How should I reshape my data to feed into pytorch GRU network?

373 Views Asked by At

I've been having problems getting my data to fit the dimensions required by pytorch GRU.

  • My input is a 256-long float vector, in bathes of 64, so the size of a batch tensor is [64, 256]
  • According to pytorch documentation, GRU takes input of size [batch_size, sequence_length, input_size]. Now i'm not sure if the sequence_length corresponds to the length of the output sequence, nor am I sure what the input_size would be here (256?).
  • My GRU is supposed to take the whole vector as an input, generate output, and pass the output to the next gru cell as input. This is ought to continue until a sequence of 128 outputs is generated. My idea for the GRU network (see the picture)
  • Each of the outputs will be passed through 256 -> 42 fc layer and a token from the alphabet of 42 will be chosen.

What this network is going to do is take a 256-long encoded vector representation of a molecule and learn to generate the corresponding SELFIES string (text-based molecule representation), padded to the length of 128, with tokens from an alphabet of 42 'letters'.

Now, i have no idea how to reshape the input tensor for the GRU to accept it as an input, according to the drawing I attached.

Thanks in advance for your help.

I tried to torch.unsqueeze(1) the input tensor. This resulted in me getting an output of shape [64, 1, 256] which would be a batch of 64 one-token outputs in my model.

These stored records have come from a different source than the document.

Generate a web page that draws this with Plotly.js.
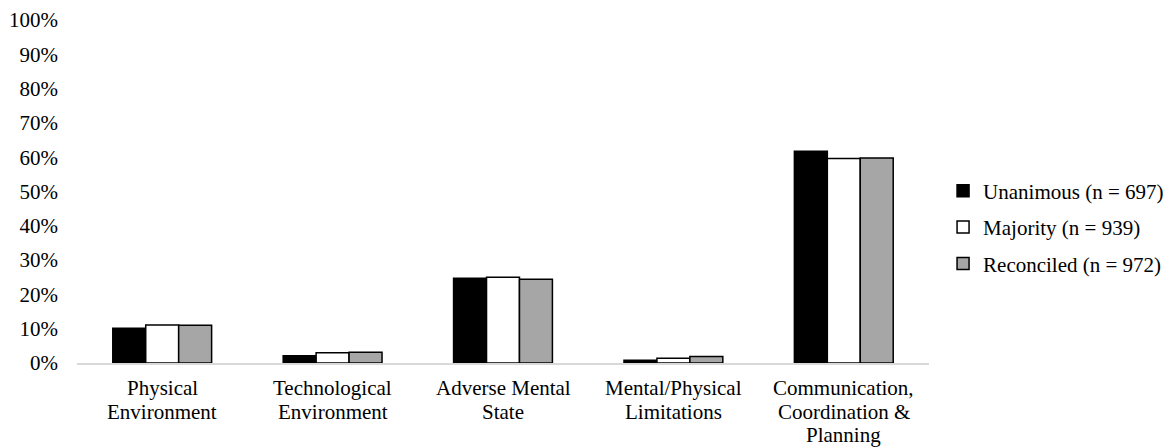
<!DOCTYPE html>
<html>
<head>
<meta charset="utf-8">
<script src="https://cdn.plot.ly/plotly-3.0.1.min.js"></script>
<style>
  html, body { margin: 0; padding: 0; background: #fff; }
  #chart { width: 1173px; height: 448px; }
</style>
</head>
<body>
<div id="chart"></div>
<script>
// Error categories (x axis) and the share of cases per agreement level, in percent
const categories = [
  "Physical Environment",
  "Technological Environment",
  "Adverse Mental State",
  "Mental/Physical Limitations",
  "Communication, Coordination & Planning"
];
// How each category name is broken over lines beneath the axis
const categoryLines = [
  ["Physical", "Environment"],
  ["Technological", "Environment"],
  ["Adverse Mental", "State"],
  ["Mental/Physical", "Limitations"],
  ["Communication,", "Coordination &amp;", "Planning"]
];
const unanimous = [10.1, 2.1, 24.7, 0.8, 61.7];
const majority = [11.1, 3.0, 25.0, 1.4, 59.6];
const reconciled = [11.0, 3.1, 24.4, 1.9, 59.8];

const seriesNames = ["Unanimous (n = 697)", "Majority (n = 939)", "Reconciled (n = 972)"];
const yTickValues = [0, 10, 20, 30, 40, 50, 60, 70, 80, 90, 100];
const yTickLabels = ["0%", "10%", "20%", "30%", "40%", "50%", "60%", "70%", "80%", "90%", "100%"];

const fontFamily = "Liberation Serif, Times New Roman, serif";
const fontSize = 21;

function barTrace(name, values, fill, group) {
  return {
    type: "bar",
    name: name,
    x: categories,
    y: values,
    legendgroup: group,
    marker: { color: fill, line: { color: "#000000", width: 1.5 } },
    hoverinfo: "x+y+name"
  };
}

const traces = [
  barTrace(seriesNames[0], unanimous, "#000000", "g1"),
  barTrace(seriesNames[1], majority, "#ffffff", "g2"),
  barTrace(seriesNames[2], reconciled, "#a6a6a6", "g3")
];

// Category names, one annotation per line, with a tighter line pitch than tick labels allow
const firstLineOffset = 25.2;
const linePitch = 23.3;
const annotations = [];
categories.forEach(function (cat, i) {
  categoryLines[i].forEach(function (line, j) {
    annotations.push({
      x: cat, xref: "x",
      y: 0, yref: "paper",
      yanchor: "middle", xanchor: "center",
      yshift: -(firstLineOffset + j * linePitch),
      text: line,
      showarrow: false,
      font: { family: fontFamily, size: fontSize, color: "#000000" }
    });
  });
});

const layout = {
  width: 1173,
  height: 448,
  margin: { l: 77, r: 244, t: 20, b: 85, pad: 0, autoexpand: false },
  paper_bgcolor: "#ffffff",
  plot_bgcolor: "#ffffff",
  font: { family: fontFamily, size: fontSize, color: "#000000" },
  barmode: "group",
  bargap: 0.42,
  bargroupgap: 0,
  showlegend: true,
  legend: {
    x: 1.0165, xanchor: "left",
    y: 0.396, yanchor: "middle",
    font: { family: fontFamily, size: fontSize, color: "#000000" },
    tracegroupgap: 6,
    itemclick: false,
    bgcolor: "rgba(0,0,0,0)"
  },
  annotations: annotations,
  xaxis: {
    type: "category",
    showline: true,
    linecolor: "#d9d9d9",
    linewidth: 1.5,
    showgrid: false,
    zeroline: false,
    ticks: "",
    showticklabels: false,
    fixedrange: true
  },
  yaxis: {
    range: [0, 100],
    tickmode: "array",
    tickvals: yTickValues,
    ticktext: yTickLabels,
    showgrid: false,
    zeroline: false,
    showline: false,
    ticks: "",
    ticklabelstandoff: 18,
    tickfont: { family: fontFamily, size: fontSize, color: "#000000" },
    fixedrange: true
  }
};

Plotly.newPlot("chart", traces, layout, { displayModeBar: false, staticPlot: true });
</script>
</body>
</html>
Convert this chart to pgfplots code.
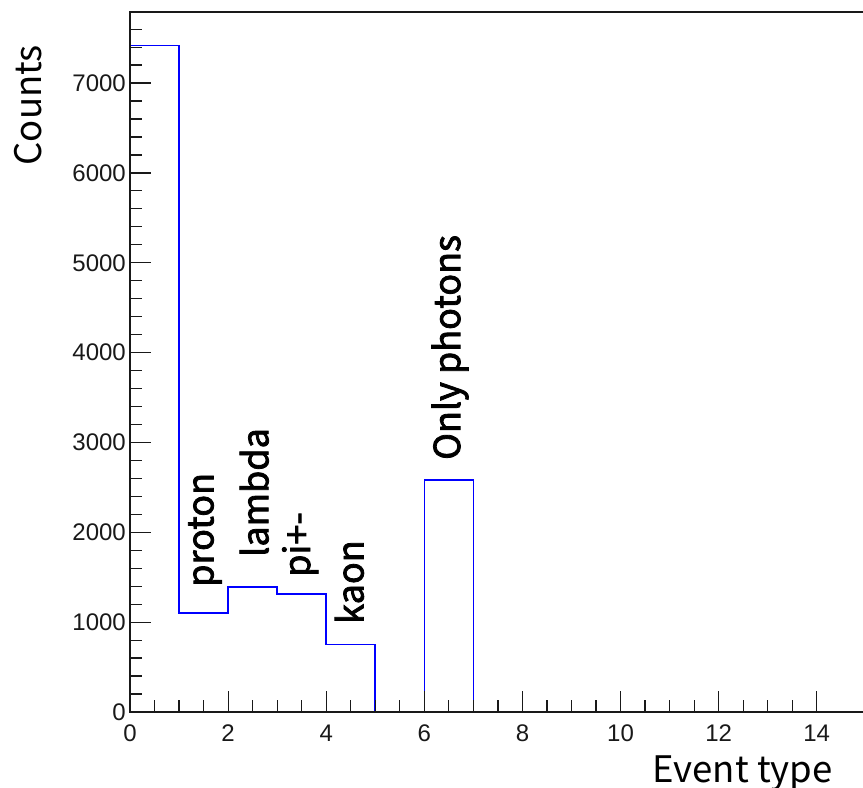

class DecoderNet(nn.Module):
    def __init__(self, input_size, hidden_size, num_layers, output_size, output_len):
        super(DecoderNet, self).__init__()
        
        # GRU parameters
        self.input_size = input_size # = 256
        self.hidden_size = hidden_size # = 256
        self.num_layers = num_layers # = 1
        
        # output token count
        self.output_size = output_size # = 42
        
        # output length or GRU time steps count
        self.output_len = output_len # = 128
        
        # pytorch.nn
        self.gru = nn.GRU(input_size=input_size, hidden_size=hidden_size, num_layers=num_layers)
        self.fc = nn.Linear(hidden_size, output_size)
        self.softmax = nn.Softmax(dim=2)
        self.relu = nn.ReLU()

    def forward(self, x, h):
        out, h = self.gru(x, h)
        return out, h
    
    def init_hidden(self, batch_size):
        h0 = torch.zeros(self.num_layers, batch_size, self.hidden_size)
        return h0
1

There are 1 best solutions below

0
On BEST ANSWER

By default, nn.GRU expects (seq_len, batch_size, input_size) as input. You need to create the layer with batch_first=True to give it (batch_size, seq_len, input_size).

If your x has a shape of (batch_size, seq_len), then you first need to add the inputs size dimensions with

x = x.unsqueeze(2)

to get a shape of (batch_size, seq_len, input_size=1).

Alternatively, you can keep batch_first=False (the default) and swap the batch size and sequence length dimension, before or after the unsqueeze() like that:

x = x.transpose(1, 0)

Important: Do not use reshape() or view() to "fix" the shape of x (as indicated by the title question of your post), as this will mess up your tensor!